# Analysis/resynthesis of audio

Generative stochastic models for audio. Analyse audio using machine listening methods to decompose it into features, maybe in an sparse basis, as in learning gamelan and possibly of low dimension due to some sparsification maybe including with some stochastic dependence, e.g. a random field or regression model of some kind. Then simulate features from that stochastic model. Depending what your cost function was and how good your model fit was and how you smoothed your data, this might produce something acoustically indistinguishable from the source, or have performed concatenative synthesis from a sparse basis dictionary, or have produced a parametric synthesizer software package.

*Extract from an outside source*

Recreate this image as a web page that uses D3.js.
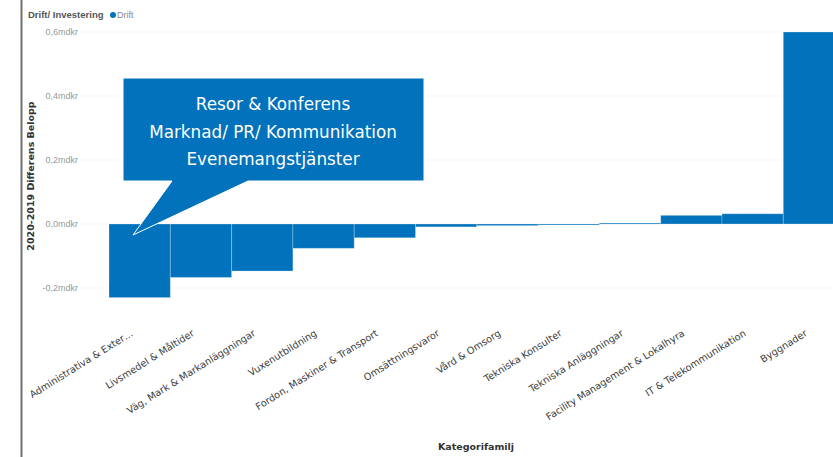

There is a lot of funny business with machine learning for polyphonic audio. For a start, a naive linear-algebra-style decomposition doesn’t perform great because human acoustic perception is messy. e.g. all white noise sounds the same to us, but deterministic models need a large basis to minutely approximate it in the $L_2$ norm. Our phase sensitivity is frequency dependent. Adjacent frequencies mask each other. Many other things I don’t know about. One could use cost functions based on psychoacoustic cochlear models, but those are tricky to synthesize from, (although possible if perhaps unsatisfying with a neural network). There are also classic alternate psychoacoustic decompositions such as the Mel Frequency Cepstral Transform, but these are even harder to invert.

## Noise+sinusoids

That first step might be to find some model which can approximately capture the cyclic and disordered components of the signal. Indeed Metamorph and smstools, based on a “sinusoids+noise” model do this kind of decomposition, but they mostly use it for resynthesis in limited ways, not re-simulating from a distribution of possible stochastic processes. OR am I missing something? there is an implementation in csound called ATS which looks worth playing with also.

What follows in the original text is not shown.